Bucking The Boss: Former State Environment Chief Clashed With Abercrombie

Hawaii Sierra Club

When you’re an appointee of the governor, it might be expected that you'd stick with the party line.

But not Gary Hooser, the former director of the Office of Environmental Quality Control and a staunch environmental advocate who repeatedly clashed with Gov. Neil Abercrombie and his environmental policies.

A week before leaving his post at the end of November, Hooser fired a parting shot at the Public Land Development Corporation, an agency focused on developing state lands through public-private partnerships that Abercrombie has worked hard to promote. Hooser's piece was titled, “PLDC creation was a slap in the face of the public and state Constitution.”

Abercrombie’s office was likely accustomed to Hooser’s renegade behavior by this point.

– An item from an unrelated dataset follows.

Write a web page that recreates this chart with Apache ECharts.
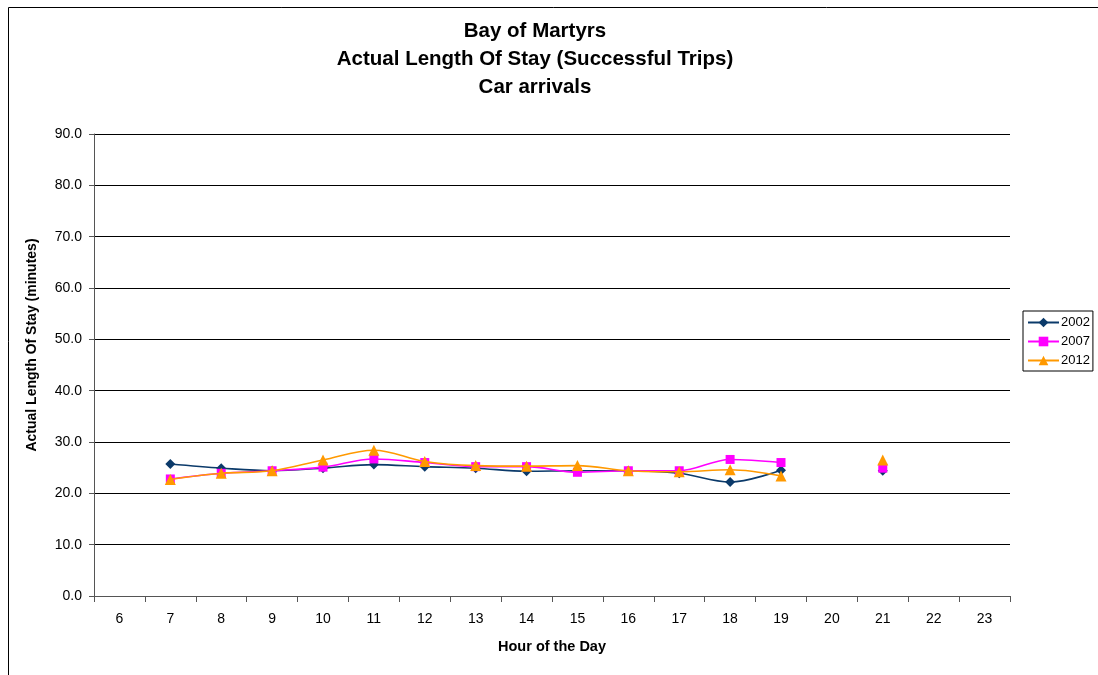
<!DOCTYPE html>
<html>
<head>
<meta charset="utf-8">
<style>
  html, body { margin: 0; padding: 0; background: #fff; }
  #chart { width: 1098px; height: 675px; }
</style>
<script src="https://cdn.jsdelivr.net/npm/echarts@6/dist/echarts.min.js"></script>
</head>
<body>
<div id="chart"></div>
<script>
// Hour-of-day categories
const hours = ['6','7','8','9','10','11','12','13','14','15','16','17','18','19','20','21','22','23'];

// Average length of stay (minutes) per arrival hour, car arrivals
const stay2002 = [null, 25.7, 24.9, 24.4, 24.9, 25.6, 25.2, 24.9, 24.3, 24.4, 24.4, 23.9, 22.2, 24.5, null, 24.4, null, null];
const stay2007 = [null, 22.8, 23.9, 24.4, 25.1, 26.7, 26.0, 25.2, 25.2, 24.1, 24.4, 24.4, 26.6, 26.0, null, 24.9, null, null];
const stay2012 = [null, 22.7, 23.9, 24.4, 26.5, 28.4, 26.2, 25.4, 25.3, 25.4, 24.4, 24.2, 24.6, 23.4, null, 26.5, null, null];

const seriesNames = ['2002', '2007', '2012'];
const seriesColors = ['#0B3A6A', '#FF00FF', '#FF9900'];
const seriesSymbols = ['diamond', 'rect', 'triangle'];
const seriesSizes = [10, 9, 11];
const seriesData = [stay2002, stay2007, stay2012];

const chart = echarts.init(document.getElementById('chart'));

const font = 'Liberation Sans, Arial, sans-serif';

chart.setOption({
  backgroundColor: '#fff',
  animation: false,
  textStyle: { fontFamily: font },
  title: {
    text: 'Bay of Martyrs\nActual Length Of Stay (Successful Trips)\nCar arrivals',
    left: 535,
    textAlign: 'center',
    top: 17,
    padding: 0,
    textStyle: { fontSize: 20.5, fontWeight: 'bold', color: '#000', lineHeight: 28, fontFamily: font }
  },
  legend: {
    orient: 'vertical',
    left: 1023,
    top: 311,
    padding: [5, 3, 4, 4],
    itemGap: 6,
    itemWidth: 31,
    itemHeight: 12,
    borderColor: '#000',
    borderWidth: 1,
    borderRadius: 0,
    textStyle: { fontSize: 13, color: '#000', fontFamily: font, padding: [0, 0, 0, -3] },
    data: seriesNames
  },
  grid: { left: 94, right: 88, top: 134, bottom: 79 },
  xAxis: {
    type: 'category',
    data: hours,
    boundaryGap: true,
    name: 'Hour of the Day',
    nameLocation: 'middle',
    nameGap: 43,
    nameTextStyle: { fontSize: 14.5, fontWeight: 'bold', color: '#000' },
    axisLine: { lineStyle: { color: '#555', width: 1 } },
    axisTick: { show: true, length: 6, alignWithLabel: false, lineStyle: { color: '#555' } },
    axisLabel: { fontSize: 14, color: '#000', margin: 16, interval: 0 },
    splitLine: { show: false }
  },
  yAxis: {
    type: 'value',
    min: 0,
    max: 90,
    interval: 10,
    name: 'Actual Length Of Stay (minutes)',
    nameLocation: 'middle',
    nameGap: 55,
    nameRotate: 90,
    nameTextStyle: { fontSize: 14, fontWeight: 'bold', color: '#000', padding: [0, 0, 0, 40] },
    axisLine: { show: true, lineStyle: { color: '#555', width: 1 } },
    axisTick: { show: true, length: 5, lineStyle: { color: '#555' } },
    axisLabel: { fontSize: 14, color: '#000', margin: 12, formatter: v => v.toFixed(1) },
    splitLine: { show: true, lineStyle: { color: '#000', width: 1 } }
  },
  graphic: [{
    type: 'rect',
    shape: { x: 8.5, y: 7.5, width: 1200, height: 800 },
    style: { fill: 'none', stroke: '#000', lineWidth: 1 },
    silent: true,
    z: -1
  }],
  series: seriesNames.map((name, i) => ({
    name: name,
    type: 'line',
    data: seriesData[i],
    smooth: 0.35,
    connectNulls: false,
    symbol: seriesSymbols[i],
    symbolSize: seriesSizes[i],
    showAllSymbol: true,
    color: seriesColors[i],
    lineStyle: { color: seriesColors[i], width: 1.6 },
    itemStyle: { color: seriesColors[i] },
    z: 2 + i
  }))
});
</script>
</body>
</html>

Since taking over the environmental office in early 2011, Hooser had spoken out publicly against a number of Abercrombie's initiatives.

Hooser did take care to note that his remarks about the PLDC were his alone, and did not represent any official position. And he was technically on leave from his post at the time. In what some might call a well-timed exit, Hooser took unpaid leave from his state job in July to run for — and win a seat on — the Kauai County Council.

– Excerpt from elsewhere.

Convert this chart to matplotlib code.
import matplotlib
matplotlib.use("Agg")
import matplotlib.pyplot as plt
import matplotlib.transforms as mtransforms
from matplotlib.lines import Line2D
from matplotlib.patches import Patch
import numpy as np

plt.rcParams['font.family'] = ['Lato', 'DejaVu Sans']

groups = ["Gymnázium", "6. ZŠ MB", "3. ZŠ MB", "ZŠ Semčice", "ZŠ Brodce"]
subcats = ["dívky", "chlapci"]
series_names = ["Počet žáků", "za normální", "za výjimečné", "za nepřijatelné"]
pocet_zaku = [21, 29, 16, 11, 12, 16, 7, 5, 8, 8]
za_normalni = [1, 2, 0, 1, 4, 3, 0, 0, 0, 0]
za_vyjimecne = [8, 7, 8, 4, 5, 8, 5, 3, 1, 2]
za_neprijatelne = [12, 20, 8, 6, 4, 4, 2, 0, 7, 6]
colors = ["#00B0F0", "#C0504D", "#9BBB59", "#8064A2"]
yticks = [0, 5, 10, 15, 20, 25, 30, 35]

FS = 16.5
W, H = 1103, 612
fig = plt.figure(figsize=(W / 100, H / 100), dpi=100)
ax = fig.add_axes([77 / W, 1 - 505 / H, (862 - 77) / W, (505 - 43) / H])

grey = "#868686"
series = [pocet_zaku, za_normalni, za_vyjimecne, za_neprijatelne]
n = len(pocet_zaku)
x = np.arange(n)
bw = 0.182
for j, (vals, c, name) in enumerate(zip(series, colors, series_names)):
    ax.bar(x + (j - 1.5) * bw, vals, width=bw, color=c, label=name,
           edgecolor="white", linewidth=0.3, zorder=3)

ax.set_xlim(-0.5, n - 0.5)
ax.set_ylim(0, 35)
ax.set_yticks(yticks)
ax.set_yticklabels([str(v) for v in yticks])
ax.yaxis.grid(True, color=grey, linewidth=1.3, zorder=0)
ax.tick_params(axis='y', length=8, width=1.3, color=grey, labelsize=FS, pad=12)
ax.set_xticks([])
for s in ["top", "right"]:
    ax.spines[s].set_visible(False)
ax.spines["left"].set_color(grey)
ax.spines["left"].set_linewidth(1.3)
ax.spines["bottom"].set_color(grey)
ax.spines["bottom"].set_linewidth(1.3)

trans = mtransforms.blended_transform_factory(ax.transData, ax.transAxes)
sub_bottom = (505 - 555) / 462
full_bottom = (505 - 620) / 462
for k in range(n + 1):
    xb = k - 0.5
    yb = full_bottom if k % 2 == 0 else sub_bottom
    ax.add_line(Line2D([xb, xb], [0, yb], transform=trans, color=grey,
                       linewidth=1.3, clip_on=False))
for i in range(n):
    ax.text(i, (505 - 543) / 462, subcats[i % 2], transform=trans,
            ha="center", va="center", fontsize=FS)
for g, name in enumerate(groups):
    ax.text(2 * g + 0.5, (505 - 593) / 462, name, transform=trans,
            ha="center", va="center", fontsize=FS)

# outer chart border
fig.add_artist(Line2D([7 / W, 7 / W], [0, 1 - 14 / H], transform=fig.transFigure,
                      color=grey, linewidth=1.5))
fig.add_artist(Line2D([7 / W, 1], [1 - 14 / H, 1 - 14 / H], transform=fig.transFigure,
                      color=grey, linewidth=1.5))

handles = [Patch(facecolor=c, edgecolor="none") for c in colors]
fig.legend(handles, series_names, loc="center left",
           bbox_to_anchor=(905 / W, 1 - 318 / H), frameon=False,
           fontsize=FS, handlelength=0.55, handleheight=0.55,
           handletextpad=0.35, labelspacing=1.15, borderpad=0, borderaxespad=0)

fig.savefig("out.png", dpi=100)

But Hooser is not the only Hawaii environmentalist who is disenchanted with Abercrombie.

His departure is symbolic of a larger rift between Abercrombie and the environmental community that has been growing since the governor took office two years ago. Many environmental groups supported Abercrombie's bid for governor, including the Hawaii Sierra Club, which publicly endorsed him.

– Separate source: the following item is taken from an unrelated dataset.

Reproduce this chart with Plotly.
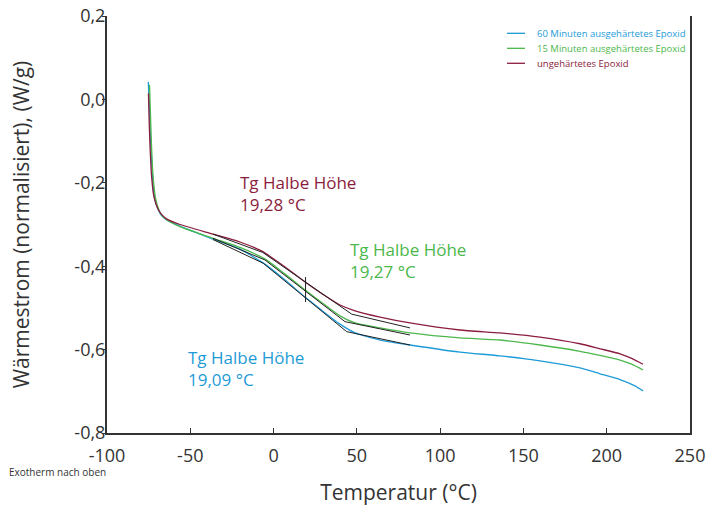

But the governor's support for large development projects, exemptions from the environmental review process, and most recently, cuts to the state's solar tax credits, have rankled the conservation community.

Stuart Coleman, the Hawaii coordinator for the Surfrider Foundation, said that his organization has been disappointed to find that Abercrombie is not aligned with with the group's philosophies after all.

"When he was first elected we were excited because we thought we were getting one of our own, someone who had a strong, progressive history and environmentally friendly policies as a congressman," said Coleman, "But slowly and gradually, we were a little dismayed by the number of decisions that he was making that didn't seem to have the environment in mind."

The governor's office didn't want to talk about Hooser. "Gary Hooser is no longer a member of this administration and we are not going to comment," Abercrombie spokeswoman, Louise Kim McCoy, said in a recent email.

But she takes exception to the broader notion that Abercrombie hasn't been a strong advocate for the environment. Kim McCoy stressed that the administration has partnered with an array of agencies to further conservation work.

She noted the governor's support of watershed protection, beach nourishment restoration projects, patrolling nearshore waters and fisheries on the neighbor islands and restoring Kawainui Marsh on Oahu. The administration also created a climate change adaptation policy for the state and has been a strong proponent of clean energy, she said.